Thursday, 17 March 2011

BWR: Hugo Boss Stop in Stanley, Falklands

HUGO BOSS. Image copyright Alex Thomson Racing.

by Barcelona World Race media

Hugo Boss started their technical stop last night at 1749hrs UTC and were moored in Stanley’s outer harbour awaiting lighter winds, making ready to dock alongside a jetty in the sanctuary of the inside harbour.

HUGO BOSS. Image copyright Alex Thomson Racing.

Virbac-Paprec 3 were 220nm south of the Equator this morning at 0400hrs UTC with a lead on the water of about 320 miles direct over MAPFRE. MAPFRE appear to have been slightly quicker overnight, making just over 12 miles more towards the finish than their French rivals.

Jean-Pierre Dick reports having seen a magnificent whale yesterday afternoon:
“In the quiet of the afternoon we came across a majestic whale with its powerful breathing. We took it on in a speed test, and won even though we were doing only three knots. We passed this magical ocean mammal. I think its sleep was good! But it was a ray of sunshine in an otherwise featureless day with no wind. This calm is particularly sticky and it seems like we will pay dearly this year for the miles, this famous zone is deciding to come back north with us.”

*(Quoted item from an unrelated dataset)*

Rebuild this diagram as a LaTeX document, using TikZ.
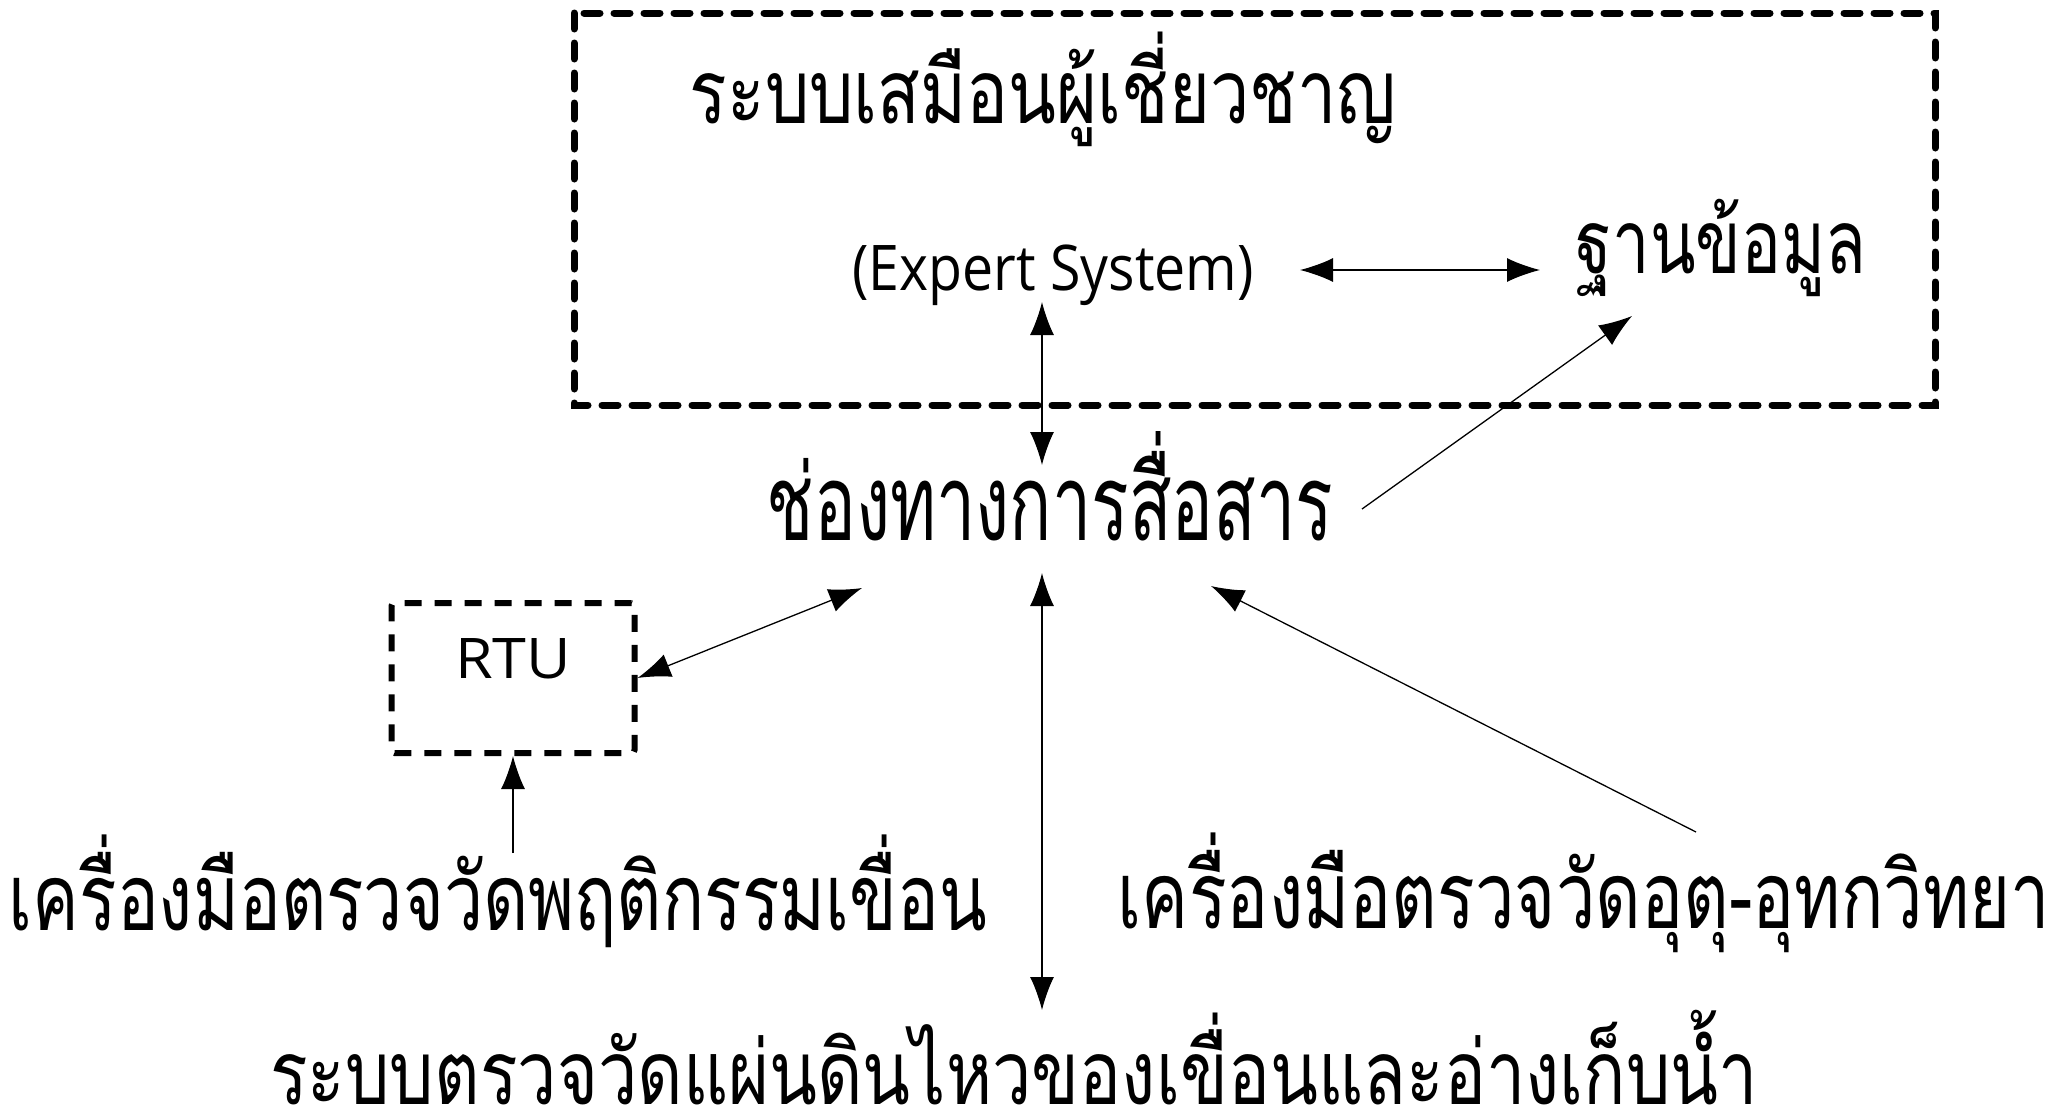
\documentclass[tikz,border=0pt]{standalone}
\usepackage{fontspec}
\usetikzlibrary{arrows.meta}
\newcommand\thaitext[2]{\fontspec[Script=Thai,FakeStretch=#2]{Loma}\fontsize{#1}{#1}\selectfont}
\newcommand\latintext[2]{\fontspec[FakeStretch=#2]{Open Sans}\fontsize{#1}{#1}\selectfont}
\begin{document}
\begin{tikzpicture}[x=1pt,y=-1pt,
  lbl/.style={inner sep=0pt, anchor=base},
  arr/.style={line width=1.3pt,-{Latex[length=33pt,width=24pt]}},
  darr/.style={line width=1.3pt,{Latex[length=33pt,width=24pt]}-{Latex[length=33pt,width=24pt]}},
  bigdash/.style={line width=7pt, dash pattern=on 16pt off 14pt, line cap=round},
  rtudash/.style={line width=6pt, dash pattern=on 17pt off 13pt, rounded corners=3pt},
]
\useasboundingbox[fill=white] (0,0) rectangle (2064,1111);
% expert system frame
\draw[bigdash] (574,13) rectangle (1935,405);
% texts
\node[lbl, font=\thaitext{89}{0.787}] (title) at (1043,123) {ระบบเสมือนผู้เชี่ยวชาญ};
\node[lbl, font=\latintext{63}{0.88}] (es) at (1053,290) {(Expert System)};
\node[lbl, font=\thaitext{89}{0.75}] (db) at (1721,273) {ฐานข้อมูล};
\node[lbl, font=\thaitext{106}{0.66}] (comm) at (1050,540) {ช่องทางการสื่อสาร};
\node[draw, rtudash, minimum width=243, minimum height=150, text height=40pt, text depth=40pt,
      inner sep=0pt, font=\latintext{56}{1.09}] (rtu) at (513,678) {RTU};
\node[lbl, font=\thaitext{93}{0.751}] (dam) at (498,930) {เครื่องมือตรวจวัดพฤติกรรมเขื่อน};
\node[lbl, font=\thaitext{93}{0.756}] (hydro) at (1584,928) {เครื่องมือตรวจวัดอุตุ-อุทกวิทยา};
\node[lbl, font=\thaitext{89}{0.788}] (seis) at (1014,1104) {ระบบตรวจวัดแผ่นดินไหวของเขื่อนและอ่างเก็บน้ำ};
% connector ends
\coordinate (es-e) at (1300,270);
\coordinate (db-w) at (1540,270);
\coordinate (es-s) at (1042,302);
\coordinate (comm-n) at (1042,465);
\coordinate (comm-ne) at (1362,509);
\coordinate (db-sw) at (1632,316);
\coordinate (comm-sw) at (862,588);
\coordinate (comm-s) at (1042,573);
\coordinate (comm-se) at (1211,586);
\coordinate (dam-n) at (513,853);
\coordinate (hydro-n) at (1696,832);
\coordinate (seis-n) at (1042,1010);
% connectors
\draw[darr] (es-e) -- (db-w);
\draw[darr] (es-s) -- (comm-n);
\draw[arr] (comm-ne) -- (db-sw);
\draw[darr] (rtu.east) -- (comm-sw);
\draw[arr] (dam-n) -- (rtu.south);
\draw[darr] (comm-s) -- (seis-n);
\draw[arr] (hydro-n) -- (comm-se);
\end{tikzpicture}
\end{document}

Renault Z.E Sailing Team have held up their speed well overnight making around 16 knots which ensures their lead to Neutrogena has remained pretty steady. And it looks liked Pachi Rivero and Toño Piris will hold on to their SE’ly 18-20kts breeze for some of today before they start to reach the transition zone and lighter winds.

The duel between Neutrogena in fourth and Estrella Damm sees the Spanish duo Alex Pella and Pepe Ribes make some significant gains overnight, earning 18 miles on Boris Herrmann and Ryan Breymaier to put themselves 61 miles behind Neutrogena. And the small speed advantage seems to stay with the chasing Estrella Damm which may have more breeze.

Wouter Verbraak asleep on board HUGO BOSS. Image copyright Andy Meiklejohn/Alex Thomson Racing.

The GAES Centros Auditovos girls are negotiating with the centre of the high pressure this morning, fighting steadily to emerge into the building N’lies as they start to get clear of the worst of the middle of the system. But Dee Caffari and Anna Corbella were making just 5-7 knots this morning but those NW’lies could start to build for them by the late afternoon.

Dee Caffari reported: " We should be frsutrated at the slow progress and the light and shifty winds but the truth is different to that. We are loving the fact that after getting up from slumber you can pop on deck without the need for lots of layers and drive in the flat water illuminated by the moon and gaze at the stars. It is beautiful, however the clear sky and lack of clouds an indication that we are crossing the high pressure centre. I hope the variable light winds do not last long and we reach the more stable winds to the west soon. Mind you watching the sea temperature rise could mean we finally get to enjoy shower time!!"

FMC’s countdown to Cape Horn continues with 870 miles to go while We Are Water make 12-13 knots towards the Mid Pacific gate.

And yesterday evening a rendezvous took place between Mirabaud and the Argentine Navy’s Drummond class combat ship A.R.A. "GRANVILLE” which sent out a RIB to deliver additional fuel to Dominique Wavre and Michèle Paret. Mirabaud had 280 nm to make to Mar de Plata this morning.